— begin —

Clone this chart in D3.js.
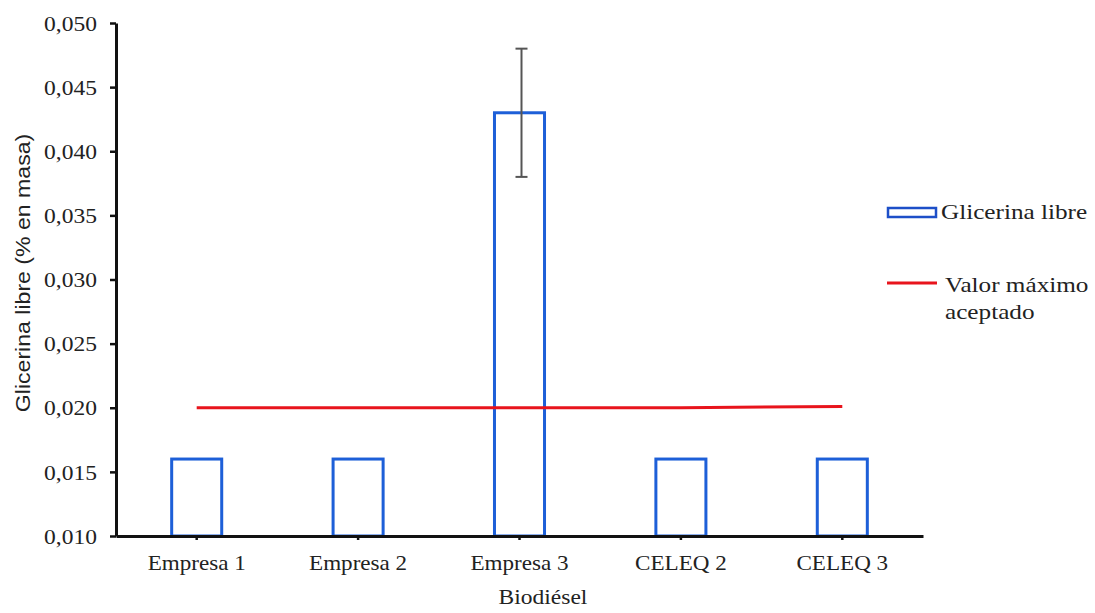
<!DOCTYPE html>
<html>
<head>
<meta charset="utf-8">
<script src="https://d3js.org/d3.v7.min.js"></script>
<style>
  body { margin: 0; background: #fff; }
</style>
</head>
<body>
<svg id="vis"></svg>
<script>
  // data
  var categories = ['Empresa 1', 'Empresa 2', 'Empresa 3', 'CELEQ 2', 'CELEQ 3'];
  var values = [0.016, 0.016, 0.043, 0.016, 0.016];
  var errors = [null, null, 0.005, null, null];
  var limit = [0.020, 0.020, 0.020, 0.020, 0.0201];
  var yTicks = [0.010, 0.015, 0.020, 0.025, 0.030, 0.035, 0.040, 0.045, 0.050];

  var width = 1095, height = 613;
  var mLeft = 116, mRight = 923, mTop = 23, mBottom = 536;
  var sx = 1.12; // reference text is a bit wider than Times
  var serif = '"Liberation Serif", "Times New Roman", serif';

  var svg = d3.select('#vis')
      .attr('width', width)
      .attr('height', height);

  var xscale = d3.scaleBand()
      .domain(categories)
      .range([mLeft, mRight])
      .paddingInner(0.69)
      .paddingOuter(0.345);

  var yscale = d3.scaleLinear()
      .domain([0.010, 0.050])
      .range([mBottom, mTop]);

  var fmt = function(d) { return d3.format('.3f')(d).replace('.', ','); };

  // Bars
  svg.selectAll('rect.bar')
      .data(values)
      .enter().append('rect')
      .attr('class', 'bar')
      .attr('x', function(d, i) { return xscale(categories[i]); })
      .attr('y', function(d) { return yscale(d); })
      .attr('width', xscale.bandwidth())
      .attr('height', function(d) { return yscale(0.010) - yscale(d); })
      .attr('fill', 'none')
      .attr('stroke', '#1d5fd8')
      .attr('stroke-width', 3);

  // Error bars
  var eb = svg.selectAll('g.err')
      .data(values.map(function(v, i) { return {v: v, e: errors[i], c: categories[i]}; })
                  .filter(function(d) { return d.e != null; }))
      .enter().append('g')
      .attr('class', 'err')
      .attr('stroke', '#555')
      .attr('stroke-width', 2);
  eb.append('line')
      .attr('x1', function(d) { return xscale(d.c) + xscale.bandwidth() / 2 + 2; })
      .attr('x2', function(d) { return xscale(d.c) + xscale.bandwidth() / 2 + 2; })
      .attr('y1', function(d) { return yscale(d.v + d.e); })
      .attr('y2', function(d) { return yscale(d.v - d.e); });
  [1, -1].forEach(function(s) {
    eb.append('line')
        .attr('x1', function(d) { return xscale(d.c) + xscale.bandwidth() / 2 - 4; })
        .attr('x2', function(d) { return xscale(d.c) + xscale.bandwidth() / 2 + 8; })
        .attr('y1', function(d) { return yscale(d.v + s * d.e); })
        .attr('y2', function(d) { return yscale(d.v + s * d.e); });
  });

  // Limit line
  var line = d3.line()
      .x(function(d, i) { return xscale(categories[i]) + xscale.bandwidth() / 2; })
      .y(function(d) { return yscale(d); });
  svg.append('path')
      .datum(limit)
      .attr('d', line)
      .attr('fill', 'none')
      .attr('stroke', '#e8141c')
      .attr('stroke-width', 3);

  // Axes
  var yAxis = svg.append('g')
      .attr('transform', 'translate(' + mLeft + ',0)')
      .call(d3.axisLeft(yscale).tickValues(yTicks).tickFormat(fmt).tickSize(6).tickSizeOuter(0));
  var xAxis = svg.append('g')
      .attr('transform', 'translate(0,' + mBottom + ')')
      .call(d3.axisBottom(xscale).tickSize(4).tickSizeOuter(0));

  [yAxis, xAxis].forEach(function(a) {
    a.select('.domain').attr('stroke', '#111').attr('stroke-width', 3);
    a.selectAll('.tick line').attr('stroke', '#111').attr('stroke-width', 2.5);
    a.selectAll('.tick text').attr('font-family', serif)
        .attr('font-size', 21).attr('fill', '#222');
  });
  yAxis.selectAll('.tick text')
      .attr('x', -19 / sx).attr('dy', '0.34em')
      .attr('transform', 'scale(' + sx + ',1)');
  xAxis.selectAll('.tick text')
      .attr('y', 19).attr('dy', '0.71em')
      .attr('transform', 'scale(1.1,1)');

  // Axis titles
  svg.append('text')
      .attr('transform', 'translate(543,604) scale(' + sx + ',1)')
      .attr('text-anchor', 'middle')
      .attr('font-family', serif)
      .attr('font-size', 21)
      .attr('fill', '#222')
      .text('Biodiésel');
  svg.append('text')
      .attr('transform', 'translate(30,273) rotate(-90) scale(1.1,1)')
      .attr('text-anchor', 'middle')
      .attr('font-family', '"Liberation Sans", Arial, sans-serif')
      .attr('font-size', 21)
      .attr('fill', '#222')
      .text('Glicerina libre (% en masa)');

  // Legend
  var lg = svg.append('g')
      .attr('font-family', serif)
      .attr('font-size', 21)
      .attr('fill', '#222');
  lg.append('rect')
      .attr('x', 888).attr('y', 208).attr('width', 48).attr('height', 9)
      .attr('fill', 'none').attr('stroke', '#1d4fc8').attr('stroke-width', 2.5);
  lg.append('text')
      .attr('transform', 'translate(941,219) scale(1.2,1)')
      .text('Glicerina libre');
  lg.append('line')
      .attr('x1', 887).attr('x2', 937).attr('y1', 283).attr('y2', 283)
      .attr('stroke', '#e8141c').attr('stroke-width', 3);
  lg.append('text')
      .attr('transform', 'translate(945,292) scale(1.2,1)')
      .text('Valor máximo');
  lg.append('text')
      .attr('transform', 'translate(945,319) scale(1.2,1)')
      .text('aceptado');
</script>
</body>
</html>
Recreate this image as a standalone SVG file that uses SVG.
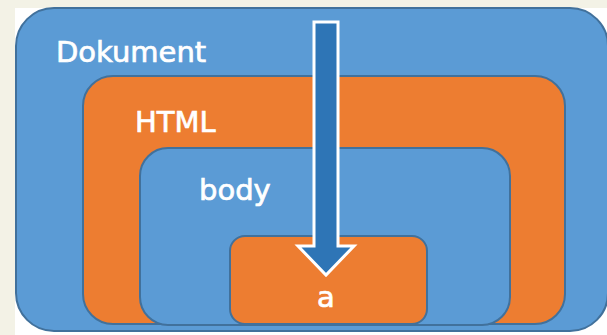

— end —

» **To be done**:
Quote the records in their entirety, keeping the wording exact and excluding pictures.

» **Worked answer**:
Clone this chart in D3.js.
<!DOCTYPE html>
<html>
<head>
<meta charset="utf-8">
<script src="https://d3js.org/d3.v7.min.js"></script>
<style>
  body { margin: 0; background: #fff; }
</style>
</head>
<body>
<svg id="vis"></svg>
<script>
  // data
  var categories = ['Empresa 1', 'Empresa 2', 'Empresa 3', 'CELEQ 2', 'CELEQ 3'];
  var values = [0.016, 0.016, 0.043, 0.016, 0.016];
  var errors = [null, null, 0.005, null, null];
  var limit = [0.020, 0.020, 0.020, 0.020, 0.0201];
  var yTicks = [0.010, 0.015, 0.020, 0.025, 0.030, 0.035, 0.040, 0.045, 0.050];

  var width = 1095, height = 613;
  var mLeft = 116, mRight = 923, mTop = 23, mBottom = 536;
  var sx = 1.12; // reference text is a bit wider than Times
  var serif = '"Liberation Serif", "Times New Roman", serif';

  var svg = d3.select('#vis')
      .attr('width', width)
      .attr('height', height);

  var xscale = d3.scaleBand()
      .domain(categories)
      .range([mLeft, mRight])
      .paddingInner(0.69)
      .paddingOuter(0.345);

  var yscale = d3.scaleLinear()
      .domain([0.010, 0.050])
      .range([mBottom, mTop]);

  var fmt = function(d) { return d3.format('.3f')(d).replace('.', ','); };

  // Bars
  svg.selectAll('rect.bar')
      .data(values)
      .enter().append('rect')
      .attr('class', 'bar')
      .attr('x', function(d, i) { return xscale(categories[i]); })
      .attr('y', function(d) { return yscale(d); })
      .attr('width', xscale.bandwidth())
      .attr('height', function(d) { return yscale(0.010) - yscale(d); })
      .attr('fill', 'none')
      .attr('stroke', '#1d5fd8')
      .attr('stroke-width', 3);

  // Error bars
  var eb = svg.selectAll('g.err')
      .data(values.map(function(v, i) { return {v: v, e: errors[i], c: categories[i]}; })
                  .filter(function(d) { return d.e != null; }))
      .enter().append('g')
      .attr('class', 'err')
      .attr('stroke', '#555')
      .attr('stroke-width', 2);
  eb.append('line')
      .attr('x1', function(d) { return xscale(d.c) + xscale.bandwidth() / 2 + 2; })
      .attr('x2', function(d) { return xscale(d.c) + xscale.bandwidth() / 2 + 2; })
      .attr('y1', function(d) { return yscale(d.v + d.e); })
      .attr('y2', function(d) { return yscale(d.v - d.e); });
  [1, -1].forEach(function(s) {
    eb.append('line')
        .attr('x1', function(d) { return xscale(d.c) + xscale.bandwidth() / 2 - 4; })
        .attr('x2', function(d) { return xscale(d.c) + xscale.bandwidth() / 2 + 8; })
        .attr('y1', function(d) { return yscale(d.v + s * d.e); })
        .attr('y2', function(d) { return yscale(d.v + s * d.e); });
  });

  // Limit line
  var line = d3.line()
      .x(function(d, i) { return xscale(categories[i]) + xscale.bandwidth() / 2; })
      .y(function(d) { return yscale(d); });
  svg.append('path')
      .datum(limit)
      .attr('d', line)
      .attr('fill', 'none')
      .attr('stroke', '#e8141c')
      .attr('stroke-width', 3);

  // Axes
  var yAxis = svg.append('g')
      .attr('transform', 'translate(' + mLeft + ',0)')
      .call(d3.axisLeft(yscale).tickValues(yTicks).tickFormat(fmt).tickSize(6).tickSizeOuter(0));
  var xAxis = svg.append('g')
      .attr('transform', 'translate(0,' + mBottom + ')')
      .call(d3.axisBottom(xscale).tickSize(4).tickSizeOuter(0));

  [yAxis, xAxis].forEach(function(a) {
    a.select('.domain').attr('stroke', '#111').attr('stroke-width', 3);
    a.selectAll('.tick line').attr('stroke', '#111').attr('stroke-width', 2.5);
    a.selectAll('.tick text').attr('font-family', serif)
        .attr('font-size', 21).attr('fill', '#222');
  });
  yAxis.selectAll('.tick text')
      .attr('x', -19 / sx).attr('dy', '0.34em')
      .attr('transform', 'scale(' + sx + ',1)');
  xAxis.selectAll('.tick text')
      .attr('y', 19).attr('dy', '0.71em')
      .attr('transform', 'scale(1.1,1)');

  // Axis titles
  svg.append('text')
      .attr('transform', 'translate(543,604) scale(' + sx + ',1)')
      .attr('text-anchor', 'middle')
      .attr('font-family', serif)
      .attr('font-size', 21)
      .attr('fill', '#222')
      .text('Biodiésel');
  svg.append('text')
      .attr('transform', 'translate(30,273) rotate(-90) scale(1.1,1)')
      .attr('text-anchor', 'middle')
      .attr('font-family', '"Liberation Sans", Arial, sans-serif')
      .attr('font-size', 21)
      .attr('fill', '#222')
      .text('Glicerina libre (% en masa)');

  // Legend
  var lg = svg.append('g')
      .attr('font-family', serif)
      .attr('font-size', 21)
      .attr('fill', '#222');
  lg.append('rect')
      .attr('x', 888).attr('y', 208).attr('width', 48).attr('height', 9)
      .attr('fill', 'none').attr('stroke', '#1d4fc8').attr('stroke-width', 2.5);
  lg.append('text')
      .attr('transform', 'translate(941,219) scale(1.2,1)')
      .text('Glicerina libre');
  lg.append('line')
      .attr('x1', 887).attr('x2', 937).attr('y1', 283).attr('y2', 283)
      .attr('stroke', '#e8141c').attr('stroke-width', 3);
  lg.append('text')
      .attr('transform', 'translate(945,292) scale(1.2,1)')
      .text('Valor máximo');
  lg.append('text')
      .attr('transform', 'translate(945,319) scale(1.2,1)')
      .text('aceptado');
</script>
</body>
</html>
Recreate this image as a standalone SVG file that uses SVG.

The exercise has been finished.